(begin)

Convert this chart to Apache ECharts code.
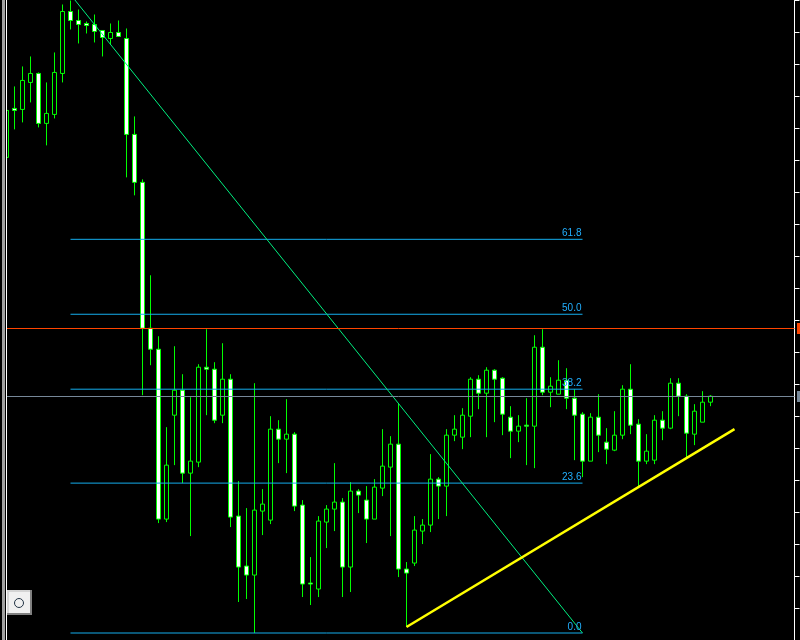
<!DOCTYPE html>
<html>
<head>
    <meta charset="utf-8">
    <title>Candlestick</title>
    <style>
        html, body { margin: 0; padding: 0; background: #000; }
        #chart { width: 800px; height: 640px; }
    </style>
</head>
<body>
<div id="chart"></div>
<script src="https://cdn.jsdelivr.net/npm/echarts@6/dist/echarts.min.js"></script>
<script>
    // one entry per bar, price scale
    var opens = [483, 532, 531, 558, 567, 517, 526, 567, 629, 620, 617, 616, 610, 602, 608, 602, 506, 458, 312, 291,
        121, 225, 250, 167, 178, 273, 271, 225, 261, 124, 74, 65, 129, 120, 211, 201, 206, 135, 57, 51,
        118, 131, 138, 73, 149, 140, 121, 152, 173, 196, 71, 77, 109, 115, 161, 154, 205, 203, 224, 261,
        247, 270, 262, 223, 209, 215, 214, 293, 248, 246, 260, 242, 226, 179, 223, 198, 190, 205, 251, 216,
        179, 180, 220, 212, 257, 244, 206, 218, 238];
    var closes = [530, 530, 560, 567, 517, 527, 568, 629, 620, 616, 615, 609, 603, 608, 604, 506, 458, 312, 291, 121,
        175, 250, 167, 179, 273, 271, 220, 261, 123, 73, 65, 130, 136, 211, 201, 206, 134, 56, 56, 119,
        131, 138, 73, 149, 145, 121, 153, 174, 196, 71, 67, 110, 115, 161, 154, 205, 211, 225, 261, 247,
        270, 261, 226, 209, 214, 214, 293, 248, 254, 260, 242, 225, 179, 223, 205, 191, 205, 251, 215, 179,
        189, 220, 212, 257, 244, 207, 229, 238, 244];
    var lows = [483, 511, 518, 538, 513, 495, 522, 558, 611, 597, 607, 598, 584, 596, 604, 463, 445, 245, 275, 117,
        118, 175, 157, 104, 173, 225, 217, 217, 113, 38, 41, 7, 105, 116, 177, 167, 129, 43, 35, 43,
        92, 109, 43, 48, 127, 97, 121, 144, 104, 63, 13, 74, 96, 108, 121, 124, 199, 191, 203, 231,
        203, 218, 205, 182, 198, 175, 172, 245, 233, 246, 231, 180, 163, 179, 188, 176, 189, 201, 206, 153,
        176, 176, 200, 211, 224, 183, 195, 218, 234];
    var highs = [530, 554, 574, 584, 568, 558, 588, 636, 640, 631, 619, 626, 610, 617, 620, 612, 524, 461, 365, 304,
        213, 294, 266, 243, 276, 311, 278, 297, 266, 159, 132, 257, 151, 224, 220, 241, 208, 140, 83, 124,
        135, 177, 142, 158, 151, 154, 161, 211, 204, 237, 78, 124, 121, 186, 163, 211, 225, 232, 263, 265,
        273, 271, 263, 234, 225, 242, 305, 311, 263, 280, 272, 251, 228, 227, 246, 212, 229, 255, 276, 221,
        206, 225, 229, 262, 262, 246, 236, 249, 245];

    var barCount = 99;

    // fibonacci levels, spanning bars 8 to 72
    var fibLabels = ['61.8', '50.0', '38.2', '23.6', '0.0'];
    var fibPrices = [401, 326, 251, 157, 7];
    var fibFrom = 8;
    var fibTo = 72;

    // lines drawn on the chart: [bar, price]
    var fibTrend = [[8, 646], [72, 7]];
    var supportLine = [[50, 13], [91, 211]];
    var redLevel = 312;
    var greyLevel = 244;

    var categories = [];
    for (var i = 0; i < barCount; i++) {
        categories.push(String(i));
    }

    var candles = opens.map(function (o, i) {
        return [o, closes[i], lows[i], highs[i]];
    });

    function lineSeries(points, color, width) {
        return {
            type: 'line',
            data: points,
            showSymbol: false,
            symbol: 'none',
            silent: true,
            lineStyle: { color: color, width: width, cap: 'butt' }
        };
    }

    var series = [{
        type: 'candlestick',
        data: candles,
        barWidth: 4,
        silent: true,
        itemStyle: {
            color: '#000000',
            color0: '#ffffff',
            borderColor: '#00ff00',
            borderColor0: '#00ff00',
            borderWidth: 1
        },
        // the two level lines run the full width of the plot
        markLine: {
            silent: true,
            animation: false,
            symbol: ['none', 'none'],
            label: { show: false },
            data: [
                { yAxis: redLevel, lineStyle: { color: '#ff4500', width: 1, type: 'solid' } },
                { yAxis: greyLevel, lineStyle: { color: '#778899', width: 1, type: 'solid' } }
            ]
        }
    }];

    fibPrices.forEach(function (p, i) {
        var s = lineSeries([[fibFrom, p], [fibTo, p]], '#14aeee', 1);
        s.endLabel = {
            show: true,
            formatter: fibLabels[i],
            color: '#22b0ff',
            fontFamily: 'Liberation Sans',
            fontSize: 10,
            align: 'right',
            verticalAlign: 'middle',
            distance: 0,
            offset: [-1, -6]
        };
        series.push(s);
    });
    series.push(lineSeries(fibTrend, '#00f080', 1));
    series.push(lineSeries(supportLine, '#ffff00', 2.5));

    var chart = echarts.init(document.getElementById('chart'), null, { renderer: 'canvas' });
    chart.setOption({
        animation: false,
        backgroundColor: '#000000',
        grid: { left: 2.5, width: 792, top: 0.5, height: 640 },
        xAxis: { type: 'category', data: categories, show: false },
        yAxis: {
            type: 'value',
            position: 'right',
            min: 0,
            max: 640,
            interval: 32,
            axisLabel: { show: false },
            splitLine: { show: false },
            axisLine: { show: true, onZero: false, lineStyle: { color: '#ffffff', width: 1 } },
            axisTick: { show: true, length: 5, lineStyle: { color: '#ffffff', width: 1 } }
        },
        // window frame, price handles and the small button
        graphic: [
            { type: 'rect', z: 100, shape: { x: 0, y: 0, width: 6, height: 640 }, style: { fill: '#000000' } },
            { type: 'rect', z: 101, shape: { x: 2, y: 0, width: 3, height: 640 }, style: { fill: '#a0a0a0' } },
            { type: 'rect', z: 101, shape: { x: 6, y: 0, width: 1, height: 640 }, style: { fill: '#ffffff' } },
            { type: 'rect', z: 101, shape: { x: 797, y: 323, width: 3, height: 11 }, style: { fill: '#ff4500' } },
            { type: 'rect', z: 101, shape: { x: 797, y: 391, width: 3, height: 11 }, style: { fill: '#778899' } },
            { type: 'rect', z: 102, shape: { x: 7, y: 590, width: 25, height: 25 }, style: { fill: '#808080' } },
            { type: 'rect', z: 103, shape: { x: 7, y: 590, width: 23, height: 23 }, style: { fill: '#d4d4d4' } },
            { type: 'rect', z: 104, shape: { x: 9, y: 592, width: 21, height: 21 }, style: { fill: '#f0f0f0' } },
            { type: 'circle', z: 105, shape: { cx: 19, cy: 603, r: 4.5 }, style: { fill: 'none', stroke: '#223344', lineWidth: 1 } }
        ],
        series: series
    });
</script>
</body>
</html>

(end)
(begin)

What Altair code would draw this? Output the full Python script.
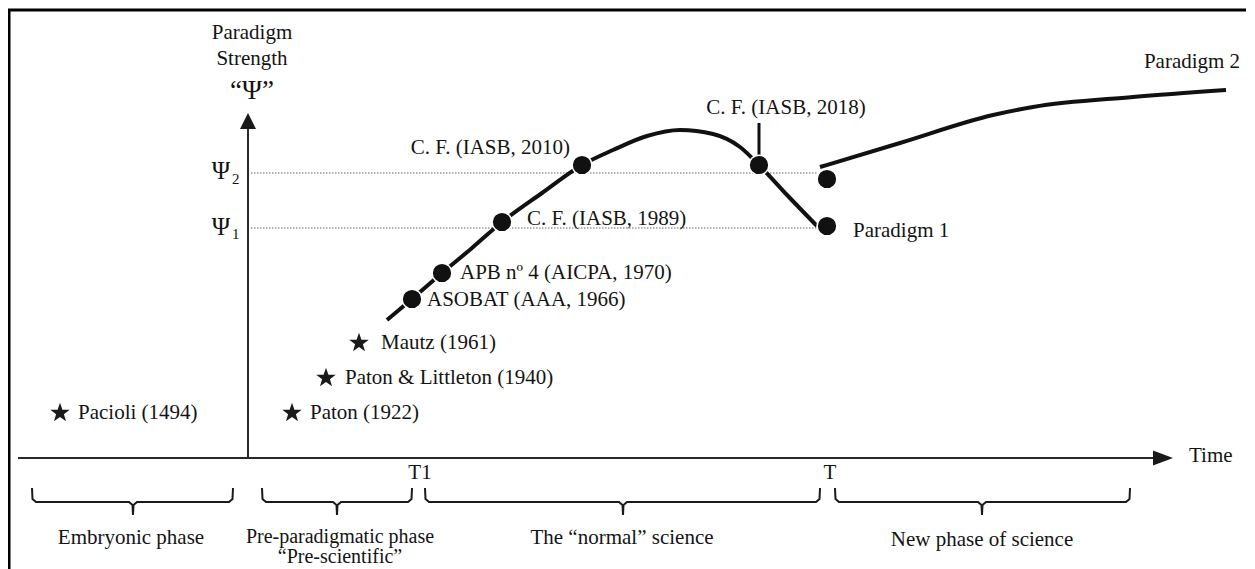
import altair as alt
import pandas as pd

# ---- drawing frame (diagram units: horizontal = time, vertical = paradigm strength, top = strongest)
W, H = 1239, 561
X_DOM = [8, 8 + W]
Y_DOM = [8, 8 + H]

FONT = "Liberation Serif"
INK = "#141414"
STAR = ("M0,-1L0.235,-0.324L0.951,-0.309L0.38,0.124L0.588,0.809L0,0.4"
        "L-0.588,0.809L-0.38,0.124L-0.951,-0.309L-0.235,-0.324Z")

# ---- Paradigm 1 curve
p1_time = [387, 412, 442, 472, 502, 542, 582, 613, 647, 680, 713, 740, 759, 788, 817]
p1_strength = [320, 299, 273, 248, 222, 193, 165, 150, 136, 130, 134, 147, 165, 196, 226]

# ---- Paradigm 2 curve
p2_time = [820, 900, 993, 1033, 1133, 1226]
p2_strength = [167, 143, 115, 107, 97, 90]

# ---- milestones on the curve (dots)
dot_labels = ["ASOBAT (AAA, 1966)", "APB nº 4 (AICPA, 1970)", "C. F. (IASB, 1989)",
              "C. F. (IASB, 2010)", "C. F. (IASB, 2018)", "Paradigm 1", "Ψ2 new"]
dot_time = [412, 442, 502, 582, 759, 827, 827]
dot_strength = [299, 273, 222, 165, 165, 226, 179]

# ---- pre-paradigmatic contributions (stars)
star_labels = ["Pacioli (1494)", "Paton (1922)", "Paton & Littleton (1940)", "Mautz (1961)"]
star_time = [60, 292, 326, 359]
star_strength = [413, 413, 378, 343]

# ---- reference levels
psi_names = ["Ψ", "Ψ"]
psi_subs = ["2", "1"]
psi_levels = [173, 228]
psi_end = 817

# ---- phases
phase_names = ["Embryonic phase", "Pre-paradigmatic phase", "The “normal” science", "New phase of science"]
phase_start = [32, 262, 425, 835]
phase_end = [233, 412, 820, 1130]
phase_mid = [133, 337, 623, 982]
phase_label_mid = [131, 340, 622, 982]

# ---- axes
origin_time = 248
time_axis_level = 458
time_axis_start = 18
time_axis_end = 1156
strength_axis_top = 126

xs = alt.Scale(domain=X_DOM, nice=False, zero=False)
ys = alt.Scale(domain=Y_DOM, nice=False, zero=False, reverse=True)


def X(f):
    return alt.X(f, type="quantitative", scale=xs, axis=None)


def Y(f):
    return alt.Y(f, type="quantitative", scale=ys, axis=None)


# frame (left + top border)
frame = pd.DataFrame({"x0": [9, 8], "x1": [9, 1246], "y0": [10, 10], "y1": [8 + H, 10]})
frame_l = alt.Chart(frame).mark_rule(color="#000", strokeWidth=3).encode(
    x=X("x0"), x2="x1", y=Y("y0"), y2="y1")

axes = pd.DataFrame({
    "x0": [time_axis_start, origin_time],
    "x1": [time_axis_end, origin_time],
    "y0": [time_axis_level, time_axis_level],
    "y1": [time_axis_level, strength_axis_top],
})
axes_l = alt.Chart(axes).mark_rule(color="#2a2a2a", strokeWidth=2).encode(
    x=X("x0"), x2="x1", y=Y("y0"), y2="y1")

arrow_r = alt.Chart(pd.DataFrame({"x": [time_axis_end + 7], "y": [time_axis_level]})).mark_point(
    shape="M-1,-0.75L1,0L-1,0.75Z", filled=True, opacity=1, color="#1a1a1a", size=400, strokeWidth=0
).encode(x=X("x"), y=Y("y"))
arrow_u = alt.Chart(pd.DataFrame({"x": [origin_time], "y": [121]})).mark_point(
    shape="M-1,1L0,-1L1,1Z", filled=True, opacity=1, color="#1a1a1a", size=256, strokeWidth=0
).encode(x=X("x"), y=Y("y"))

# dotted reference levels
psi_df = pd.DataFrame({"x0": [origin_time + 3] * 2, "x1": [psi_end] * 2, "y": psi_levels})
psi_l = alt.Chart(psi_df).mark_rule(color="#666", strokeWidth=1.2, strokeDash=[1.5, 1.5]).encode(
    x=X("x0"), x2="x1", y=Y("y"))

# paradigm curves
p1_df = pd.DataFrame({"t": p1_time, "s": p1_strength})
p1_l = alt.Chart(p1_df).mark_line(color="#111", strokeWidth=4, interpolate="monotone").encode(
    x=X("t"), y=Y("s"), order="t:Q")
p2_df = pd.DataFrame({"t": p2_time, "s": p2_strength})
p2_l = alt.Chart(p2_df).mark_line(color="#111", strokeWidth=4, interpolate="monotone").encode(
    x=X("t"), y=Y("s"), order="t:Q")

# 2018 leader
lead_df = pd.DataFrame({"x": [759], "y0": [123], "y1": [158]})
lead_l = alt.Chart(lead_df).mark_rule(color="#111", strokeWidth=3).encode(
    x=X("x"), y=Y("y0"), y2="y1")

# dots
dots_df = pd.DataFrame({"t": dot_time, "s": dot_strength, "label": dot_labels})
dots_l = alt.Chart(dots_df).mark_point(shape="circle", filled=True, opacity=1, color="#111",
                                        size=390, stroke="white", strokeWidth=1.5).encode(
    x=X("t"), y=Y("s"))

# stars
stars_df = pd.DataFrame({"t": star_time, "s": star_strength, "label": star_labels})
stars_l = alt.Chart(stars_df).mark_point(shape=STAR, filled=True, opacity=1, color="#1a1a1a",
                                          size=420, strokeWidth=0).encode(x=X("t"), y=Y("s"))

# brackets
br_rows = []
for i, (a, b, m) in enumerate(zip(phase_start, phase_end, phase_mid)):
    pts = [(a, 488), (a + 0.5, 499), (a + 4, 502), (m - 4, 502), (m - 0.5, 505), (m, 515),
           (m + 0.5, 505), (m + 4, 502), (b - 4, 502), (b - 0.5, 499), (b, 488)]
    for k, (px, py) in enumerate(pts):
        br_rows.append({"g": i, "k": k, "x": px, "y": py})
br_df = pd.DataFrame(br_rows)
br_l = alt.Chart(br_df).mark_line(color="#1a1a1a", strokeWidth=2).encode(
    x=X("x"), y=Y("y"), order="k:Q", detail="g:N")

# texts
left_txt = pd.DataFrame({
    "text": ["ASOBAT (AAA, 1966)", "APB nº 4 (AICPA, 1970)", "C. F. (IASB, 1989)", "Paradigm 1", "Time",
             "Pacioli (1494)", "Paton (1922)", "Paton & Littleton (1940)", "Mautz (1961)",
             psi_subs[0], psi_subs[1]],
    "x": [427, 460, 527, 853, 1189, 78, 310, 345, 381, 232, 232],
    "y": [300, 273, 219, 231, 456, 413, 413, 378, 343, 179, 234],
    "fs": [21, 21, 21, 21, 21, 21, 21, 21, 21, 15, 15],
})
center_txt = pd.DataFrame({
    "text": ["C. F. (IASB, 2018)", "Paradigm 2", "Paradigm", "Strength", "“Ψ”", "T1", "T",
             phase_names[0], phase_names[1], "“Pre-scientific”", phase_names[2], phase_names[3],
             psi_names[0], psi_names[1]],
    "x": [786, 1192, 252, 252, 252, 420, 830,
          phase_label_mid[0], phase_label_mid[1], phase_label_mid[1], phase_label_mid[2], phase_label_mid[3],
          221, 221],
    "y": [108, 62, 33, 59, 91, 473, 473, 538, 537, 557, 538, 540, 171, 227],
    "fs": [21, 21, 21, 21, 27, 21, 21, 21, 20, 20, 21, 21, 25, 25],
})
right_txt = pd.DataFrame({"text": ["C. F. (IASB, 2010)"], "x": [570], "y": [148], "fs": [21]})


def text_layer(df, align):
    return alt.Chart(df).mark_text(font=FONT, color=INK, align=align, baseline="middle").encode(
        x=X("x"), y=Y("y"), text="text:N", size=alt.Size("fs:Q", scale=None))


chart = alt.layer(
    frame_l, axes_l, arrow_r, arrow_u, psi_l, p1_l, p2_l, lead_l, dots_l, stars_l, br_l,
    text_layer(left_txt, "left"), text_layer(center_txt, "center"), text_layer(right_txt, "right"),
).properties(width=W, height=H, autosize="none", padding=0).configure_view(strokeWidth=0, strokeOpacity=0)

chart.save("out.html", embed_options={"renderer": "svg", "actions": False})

(end)

• PROBLEM DETAILS
Output word for word the lines running from the one containing "What Altair code" to the one containing "dot_strength = [299, 273, 222, 165, 165, 226, 179]", both included, leaving out the pictures.

• THE RESULT
What Altair code would draw this? Output the full Python script.
import altair as alt
import pandas as pd

# ---- drawing frame (diagram units: horizontal = time, vertical = paradigm strength, top = strongest)
W, H = 1239, 561
X_DOM = [8, 8 + W]
Y_DOM = [8, 8 + H]

FONT = "Liberation Serif"
INK = "#141414"
STAR = ("M0,-1L0.235,-0.324L0.951,-0.309L0.38,0.124L0.588,0.809L0,0.4"
        "L-0.588,0.809L-0.38,0.124L-0.951,-0.309L-0.235,-0.324Z")

# ---- Paradigm 1 curve
p1_time = [387, 412, 442, 472, 502, 542, 582, 613, 647, 680, 713, 740, 759, 788, 817]
p1_strength = [320, 299, 273, 248, 222, 193, 165, 150, 136, 130, 134, 147, 165, 196, 226]

# ---- Paradigm 2 curve
p2_time = [820, 900, 993, 1033, 1133, 1226]
p2_strength = [167, 143, 115, 107, 97, 90]

# ---- milestones on the curve (dots)
dot_labels = ["ASOBAT (AAA, 1966)", "APB nº 4 (AICPA, 1970)", "C. F. (IASB, 1989)",
              "C. F. (IASB, 2010)", "C. F. (IASB, 2018)", "Paradigm 1", "Ψ2 new"]
dot_time = [412, 442, 502, 582, 759, 827, 827]
dot_strength = [299, 273, 222, 165, 165, 226, 179]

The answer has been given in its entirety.